The table is an obvious destination for the mushroom, but one venture into the forest can yield everything from preservable snacks to art materials. The genus Ganoderma, for example, which grows like woody little shelves on the sides of trees, contains the Artist’s Conk (Ganoderma applanatum). Artist’s Conk is unique in that its underside, while still fresh, can be drawn on using a stick or blade. The images will be preserved when the mushroom dries. Also members of the same genus are G. lucidum and G. tsugae, commonly referred to as reishi mushrooms in Japan and lingzhi mushrooms in China. reishi are known for their anti-inflammatory and anti-oxidant properties. While their tough texture makes them basically inedible, they’re easily brewed into tea. In many countries where mushroom hunting is culturally significant, cancer patients will drink a daily dose of this tea to support their health while they undergo conventional treatment. For winter treats, the mushroom hunter can dry or pickle any of their edible catches: While this sometimes changes the flavor, it can often be for the better. A good mushroom guide will indicate which species can be improved by drying. Even mushrooms that are poisonous, wormy, or otherwise undesirable can be used with a little creativity. Trametes versicolor, or Turkey Tails, grow on trees all over the Northern United States. Grinding them up into a watery pulp provides a base for making paper. Such paper, or any wool or other textile, can even be dyed with easy to find mushrooms. Tapinella atrotomentos, or Velvet-Footed Pax, produces a mossy, gray-green shade. Hypholoma fasciculare, known as Sulfur Tufts, dye wool a pale yellow reminiscent of sunshine. Cortinarius semisanguineus resembles a “little brown mushroom” or LBM, so called for the difficulty in distinguishing them from all of the other LBMs, but their red gills make an incredibly vibrant dye, with shades ranging from bright orange to blood red. All of these dyeing mushrooms happen to be inedible, but just as many delicious mushrooms can also have a place in the dye pot.
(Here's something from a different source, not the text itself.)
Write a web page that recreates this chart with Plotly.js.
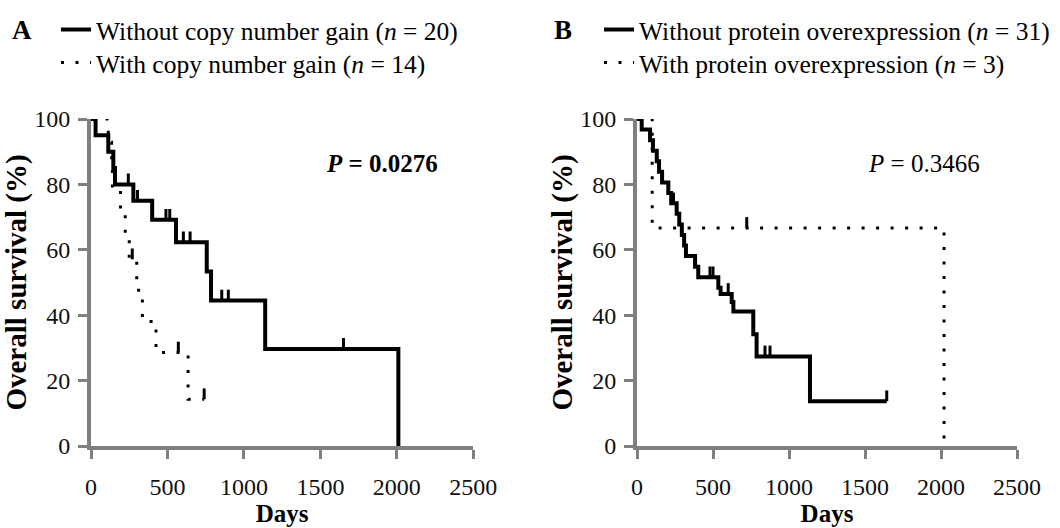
<!DOCTYPE html>
<html>
<head>
<meta charset="utf-8">
<script src="https://cdn.plot.ly/plotly-3.0.1.min.js"></script>
<style>
  html, body { margin: 0; padding: 0; background: #fff; }
  #chart { width: 1060px; height: 528px; }
</style>
</head>
<body>
<div id="chart"></div>
<script>
// ---------- Data ----------
// Panel A: copy number gain
const daysA_without = [0, 30, 113, 146, 157, 277, 400, 556, 757, 785, 1139, 2010];
const survA_without = [100, 95, 90, 85, 80, 75, 69.2, 62.3, 53.4, 44.5, 29.7, 0];
const censorDaysA_without = [244, 304, 490, 515, 604, 648, 855, 898, 1651];
const censorSurvA_without = [80, 75, 69.2, 69.2, 62.3, 62.3, 44.5, 44.5, 29.7];

const daysA_with = [0, 113, 135, 140, 193, 224, 250, 299, 336, 425, 635, 740];
const survA_with = [100, 92.9, 85.7, 78.6, 71.4, 64.3, 57.1, 47.6, 38.1, 28.6, 14.3, 14.3];
const censorDaysA_with = [270, 571, 740];
const censorSurvA_with = [57.1, 28.6, 14.3];

// Panel B: protein overexpression
const daysB_without = [0, 31, 86, 105, 130, 145, 165, 206, 225, 261, 278, 295, 310, 322, 382, 403, 535, 550, 623, 634, 765, 787, 1138, 1643];
const survB_without = [100, 96.8, 93.5, 90.3, 87.1, 83.9, 80.6, 77.4, 74.2, 71.0, 67.7, 64.5, 61.3, 58.1, 54.8, 51.6, 48.4, 46.5, 44.0, 41.1, 34.2, 27.4, 13.7, 13.7];
const censorDaysB_without = [240, 480, 500, 600, 842, 875, 1643];
const censorSurvB_without = [74.2, 51.6, 51.6, 46.5, 27.4, 27.4, 13.7];

const daysB_with = [0, 100, 2020];
const survB_with = [100, 66.7, 0];
const censorDaysB_with = [722];
const censorSurvB_with = [66.7];

// Labels
const legendA = ['Without copy number gain (<i>n</i> = 20)', 'With copy number gain (<i>n</i> = 14)'];
const legendB = ['Without protein overexpression (<i>n</i> = 31)', 'With protein overexpression (<i>n</i> = 3)'];
const pTextA = '<b><i>P</i> = 0.0276</b>';
const pTextB = '<i>P</i> = 0.3466';
const xTickVals = [0, 500, 1000, 1500, 2000, 2500];
const yTickVals = [0, 20, 40, 60, 80, 100];

// ---------- Styling ----------
const FONT = 'Liberation Serif, Times New Roman, serif';
const TICK_H = 3.3;   // censor tick height (survival % units)
const W = 1060, H = 528;
const SOLID = {color: '#000', width: 4, shape: 'hv'};
const DOTTED = {color: '#000', width: 3, shape: 'hv', dash: '3px,11.5px'};

function curve(x, y, name, line, xa, ya, legend) {
  return {type: 'scatter', mode: 'lines', x: x, y: y, name: name, line: line,
          xaxis: xa, yaxis: ya, legend: legend, hoverinfo: 'skip'};
}
function censors(x, y, xa, ya) {
  return {type: 'scatter', mode: 'markers', x: x, y: y, showlegend: false,
          xaxis: xa, yaxis: ya, hoverinfo: 'skip',
          marker: {size: 1, color: 'rgba(0,0,0,0)'},
          error_y: {type: 'data', symmetric: false,
                    array: x.map(() => TICK_H), arrayminus: x.map(() => 0),
                    color: '#000', thickness: 3, width: 0}};
}

const traces = [
  curve(daysA_without, survA_without, legendA[0], SOLID, 'x', 'y', 'legend'),
  curve(daysA_with, survA_with, legendA[1], DOTTED, 'x', 'y', 'legend2'),
  censors(censorDaysA_without, censorSurvA_without, 'x', 'y'),
  censors(censorDaysA_with, censorSurvA_with, 'x', 'y'),
  curve(daysB_without, survB_without, legendB[0], SOLID, 'x2', 'y2', 'legend3'),
  curve(daysB_with, survB_with, legendB[1], DOTTED, 'x2', 'y2', 'legend4'),
  censors(censorDaysB_without, censorSurvB_without, 'x2', 'y2'),
  censors(censorDaysB_with, censorSurvB_with, 'x2', 'y2')
];

const yDomain = [(H - 446) / H, (H - 119) / H];

function xAxis(domain, anchor) {
  return {
    domain: domain, anchor: anchor, range: [0, 2500],
    tickvals: xTickVals, ticktext: xTickVals.map(String),
    showline: true, linecolor: '#808080', linewidth: 4,
    ticks: 'outside', ticklen: 9, tickwidth: 3, tickcolor: '#808080',
    showgrid: false, zeroline: false, fixedrange: true,
    tickfont: {family: FONT, size: 24, color: '#111'},
    ticklabelstandoff: 7,
    title: {text: '<b>Days</b>', font: {family: FONT, size: 25, color: '#000'}, standoff: 6}
  };
}
function yAxis(anchor) {
  return {
    domain: yDomain, anchor: anchor, range: [0, 100],
    tickvals: yTickVals, ticktext: yTickVals.map(String),
    showline: true, linecolor: '#808080', linewidth: 4,
    ticks: 'outside', ticklen: 9, tickwidth: 3, tickcolor: '#808080',
    showgrid: false, zeroline: false, fixedrange: true,
    tickfont: {family: FONT, size: 24, color: '#111'},
    ticklabelstandoff: 3,
    title: {text: '<b>Overall survival (%)</b>', font: {family: FONT, size: 29, color: '#000'}, standoff: 0}
  };
}

function legendAt(xPx, yPx) {
  return {
    x: xPx / W, y: 1 - yPx / H, xanchor: 'left', yanchor: 'middle',
    bgcolor: 'rgba(0,0,0,0)', borderwidth: 0,
    font: {family: FONT, size: 25.5, color: '#000'},
    itemwidth: 30
  };
}

const layout = {
  width: W, height: H,
  margin: {l: 0, r: 0, t: 0, b: 0},
  paper_bgcolor: '#fff', plot_bgcolor: '#fff',
  showlegend: true,
  xaxis: xAxis([91 / W, 473.3 / W], 'y'),
  yaxis: yAxis('x'),
  xaxis2: xAxis([637 / W, 1017 / W], 'y2'),
  yaxis2: yAxis('x2'),
  legend: legendAt(56, 30),
  legend2: legendAt(56, 63),
  legend3: legendAt(599, 30),
  legend4: legendAt(599, 63),
  annotations: [
    {text: '<b>A</b>', xref: 'paper', yref: 'paper', x: 22 / W, y: 1 - 30 / H,
     showarrow: false, xanchor: 'center', yanchor: 'middle',
     font: {family: FONT, size: 27, color: '#000'}},
    {text: '<b>B</b>', xref: 'paper', yref: 'paper', x: 563 / W, y: 1 - 30 / H,
     showarrow: false, xanchor: 'center', yanchor: 'middle',
     font: {family: FONT, size: 27, color: '#000'}},
    {text: pTextA, xref: 'x', yref: 'y', x: 1900, y: 86.5, showarrow: false,
     xanchor: 'center', yanchor: 'middle', font: {family: FONT, size: 25, color: '#000'}},
    {text: pTextB, xref: 'x2', yref: 'y2', x: 1885, y: 86.5, showarrow: false,
     xanchor: 'center', yanchor: 'middle', font: {family: FONT, size: 25, color: '#000'}}
  ]
};

Plotly.newPlot('chart', traces, layout, {staticPlot: true, displayModeBar: false});
</script>
</body>
</html>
The best way to start learning about fungi and how to forage for them is to find a group of enthusiasts. Americans seem to have an almost universal distrust of mushrooms that don’t come sealed in plastic, so attending a meeting of Mushroom Hunters can be a bit of a culture shock. Far from fearing wild fungi, these hunters are confident in their ability to harvest the edible and discard the poisonous. They gather in groups, sharing knowledge and experience, until each individual has an arsenal of known species that they can pick and consume safely. At some meetings, members will lay their hauls out and identify them together, allowing for some added security before anything is consumed. Mushroom Hunters form a unique community, their meetings a place where one can find a history and ecology lesson, a great hike, and a delicious meal all in one day.